## Requirements
All of the lines below are to be transcribed faithfully, with pictures excluded from the copy.

....................

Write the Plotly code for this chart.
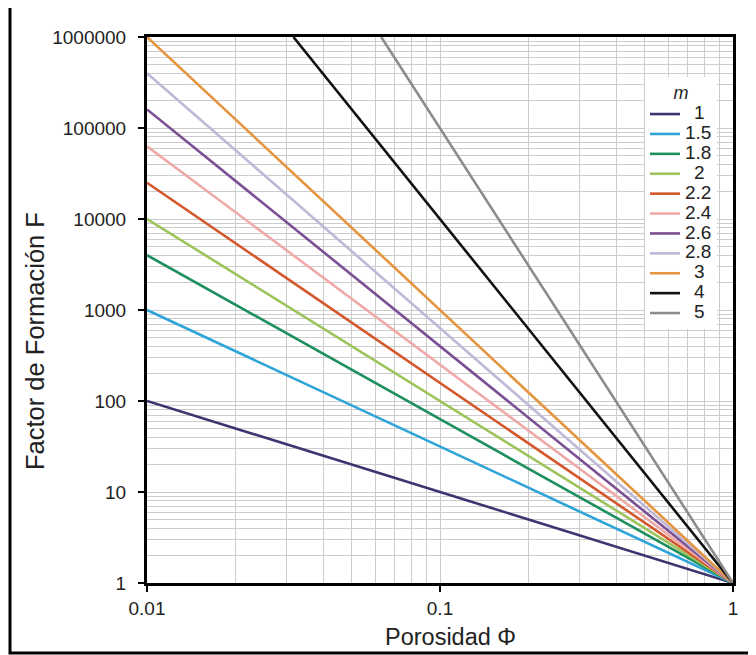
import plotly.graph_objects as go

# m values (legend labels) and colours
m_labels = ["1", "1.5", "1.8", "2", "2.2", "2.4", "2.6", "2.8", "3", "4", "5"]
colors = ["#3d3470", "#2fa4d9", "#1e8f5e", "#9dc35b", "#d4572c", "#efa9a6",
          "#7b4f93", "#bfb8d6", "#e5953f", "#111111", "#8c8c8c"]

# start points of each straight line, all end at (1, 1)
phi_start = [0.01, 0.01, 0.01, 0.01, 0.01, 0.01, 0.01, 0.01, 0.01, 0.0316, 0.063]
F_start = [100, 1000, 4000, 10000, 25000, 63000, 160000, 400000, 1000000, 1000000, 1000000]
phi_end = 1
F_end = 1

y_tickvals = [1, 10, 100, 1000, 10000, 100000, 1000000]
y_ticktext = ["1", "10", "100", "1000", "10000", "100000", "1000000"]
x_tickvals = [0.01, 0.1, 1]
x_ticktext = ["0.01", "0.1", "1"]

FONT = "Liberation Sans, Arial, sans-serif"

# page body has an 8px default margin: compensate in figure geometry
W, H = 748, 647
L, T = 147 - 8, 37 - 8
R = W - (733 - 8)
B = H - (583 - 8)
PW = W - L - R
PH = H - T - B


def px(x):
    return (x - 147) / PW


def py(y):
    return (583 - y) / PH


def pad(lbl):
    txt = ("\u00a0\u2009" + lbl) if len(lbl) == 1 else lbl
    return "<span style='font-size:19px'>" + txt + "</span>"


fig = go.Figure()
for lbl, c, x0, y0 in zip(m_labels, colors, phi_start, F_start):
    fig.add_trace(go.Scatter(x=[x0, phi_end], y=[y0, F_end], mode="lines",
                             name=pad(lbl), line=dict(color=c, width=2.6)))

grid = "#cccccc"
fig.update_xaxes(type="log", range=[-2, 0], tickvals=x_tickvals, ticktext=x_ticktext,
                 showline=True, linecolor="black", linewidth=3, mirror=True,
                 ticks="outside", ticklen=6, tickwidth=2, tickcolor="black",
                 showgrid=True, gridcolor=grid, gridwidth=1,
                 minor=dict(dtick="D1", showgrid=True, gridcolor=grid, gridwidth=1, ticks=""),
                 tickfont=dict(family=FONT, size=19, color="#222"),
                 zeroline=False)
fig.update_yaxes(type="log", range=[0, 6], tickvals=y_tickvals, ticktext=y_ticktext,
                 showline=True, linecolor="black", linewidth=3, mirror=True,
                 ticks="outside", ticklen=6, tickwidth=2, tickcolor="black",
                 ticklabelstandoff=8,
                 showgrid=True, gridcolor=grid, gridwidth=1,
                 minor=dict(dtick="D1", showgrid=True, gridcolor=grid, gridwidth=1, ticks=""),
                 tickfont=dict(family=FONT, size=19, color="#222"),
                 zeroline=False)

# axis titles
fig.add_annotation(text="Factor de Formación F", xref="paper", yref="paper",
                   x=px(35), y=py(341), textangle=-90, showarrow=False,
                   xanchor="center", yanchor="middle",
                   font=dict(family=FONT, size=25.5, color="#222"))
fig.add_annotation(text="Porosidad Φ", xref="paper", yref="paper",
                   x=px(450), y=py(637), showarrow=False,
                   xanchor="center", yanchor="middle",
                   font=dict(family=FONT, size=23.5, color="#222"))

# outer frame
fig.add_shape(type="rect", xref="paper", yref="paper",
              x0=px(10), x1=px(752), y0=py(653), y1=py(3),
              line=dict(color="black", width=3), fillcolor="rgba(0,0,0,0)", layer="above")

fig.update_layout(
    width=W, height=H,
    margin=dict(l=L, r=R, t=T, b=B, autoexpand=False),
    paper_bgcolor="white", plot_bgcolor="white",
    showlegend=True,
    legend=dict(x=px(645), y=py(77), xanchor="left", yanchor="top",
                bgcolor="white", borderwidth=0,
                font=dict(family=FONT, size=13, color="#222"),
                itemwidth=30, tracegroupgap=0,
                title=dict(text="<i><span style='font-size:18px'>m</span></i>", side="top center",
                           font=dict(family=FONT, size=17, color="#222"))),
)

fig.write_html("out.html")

....................

## Finished exercise
Write the Plotly code for this chart.
import plotly.graph_objects as go

# m values (legend labels) and colours
m_labels = ["1", "1.5", "1.8", "2", "2.2", "2.4", "2.6", "2.8", "3", "4", "5"]
colors = ["#3d3470", "#2fa4d9", "#1e8f5e", "#9dc35b", "#d4572c", "#efa9a6",
          "#7b4f93", "#bfb8d6", "#e5953f", "#111111", "#8c8c8c"]

# start points of each straight line, all end at (1, 1)
phi_start = [0.01, 0.01, 0.01, 0.01, 0.01, 0.01, 0.01, 0.01, 0.01, 0.0316, 0.063]
F_start = [100, 1000, 4000, 10000, 25000, 63000, 160000, 400000, 1000000, 1000000, 1000000]
phi_end = 1
F_end = 1

y_tickvals = [1, 10, 100, 1000, 10000, 100000, 1000000]
y_ticktext = ["1", "10", "100", "1000", "10000", "100000", "1000000"]
x_tickvals = [0.01, 0.1, 1]
x_ticktext = ["0.01", "0.1", "1"]

FONT = "Liberation Sans, Arial, sans-serif"

# page body has an 8px default margin: compensate in figure geometry
W, H = 748, 647
L, T = 147 - 8, 37 - 8
R = W - (733 - 8)
B = H - (583 - 8)
PW = W - L - R
PH = H - T - B


def px(x):
    return (x - 147) / PW


def py(y):
    return (583 - y) / PH


def pad(lbl):
    txt = ("\u00a0\u2009" + lbl) if len(lbl) == 1 else lbl
    return "<span style='font-size:19px'>" + txt + "</span>"


fig = go.Figure()
for lbl, c, x0, y0 in zip(m_labels, colors, phi_start, F_start):
    fig.add_trace(go.Scatter(x=[x0, phi_end], y=[y0, F_end], mode="lines",
                             name=pad(lbl), line=dict(color=c, width=2.6)))

grid = "#cccccc"
fig.update_xaxes(type="log", range=[-2, 0], tickvals=x_tickvals, ticktext=x_ticktext,
                 showline=True, linecolor="black", linewidth=3, mirror=True,
                 ticks="outside", ticklen=6, tickwidth=2, tickcolor="black",
                 showgrid=True, gridcolor=grid, gridwidth=1,
                 minor=dict(dtick="D1", showgrid=True, gridcolor=grid, gridwidth=1, ticks=""),
                 tickfont=dict(family=FONT, size=19, color="#222"),
                 zeroline=False)
fig.update_yaxes(type="log", range=[0, 6], tickvals=y_tickvals, ticktext=y_ticktext,
                 showline=True, linecolor="black", linewidth=3, mirror=True,
                 ticks="outside", ticklen=6, tickwidth=2, tickcolor="black",
                 ticklabelstandoff=8,
                 showgrid=True, gridcolor=grid, gridwidth=1,
                 minor=dict(dtick="D1", showgrid=True, gridcolor=grid, gridwidth=1, ticks=""),
                 tickfont=dict(family=FONT, size=19, color="#222"),
                 zeroline=False)

# axis titles
fig.add_annotation(text="Factor de Formación F", xref="paper", yref="paper",
                   x=px(35), y=py(341), textangle=-90, showarrow=False,
                   xanchor="center", yanchor="middle",
                   font=dict(family=FONT, size=25.5, color="#222"))
fig.add_annotation(text="Porosidad Φ", xref="paper", yref="paper",
                   x=px(450), y=py(637), showarrow=False,
                   xanchor="center", yanchor="middle",
                   font=dict(family=FONT, size=23.5, color="#222"))

# outer frame
fig.add_shape(type="rect", xref="paper", yref="paper",
              x0=px(10), x1=px(752), y0=py(653), y1=py(3),
              line=dict(color="black", width=3), fillcolor="rgba(0,0,0,0)", layer="above")

fig.update_layout(
    width=W, height=H,
    margin=dict(l=L, r=R, t=T, b=B, autoexpand=False),
    paper_bgcolor="white", plot_bgcolor="white",
    showlegend=True,
    legend=dict(x=px(645), y=py(77), xanchor="left", yanchor="top",
                bgcolor="white", borderwidth=0,
                font=dict(family=FONT, size=13, color="#222"),
                itemwidth=30, tracegroupgap=0,
                title=dict(text="<i><span style='font-size:18px'>m</span></i>", side="top center",
                           font=dict(family=FONT, size=17, color="#222"))),
)

fig.write_html("out.html")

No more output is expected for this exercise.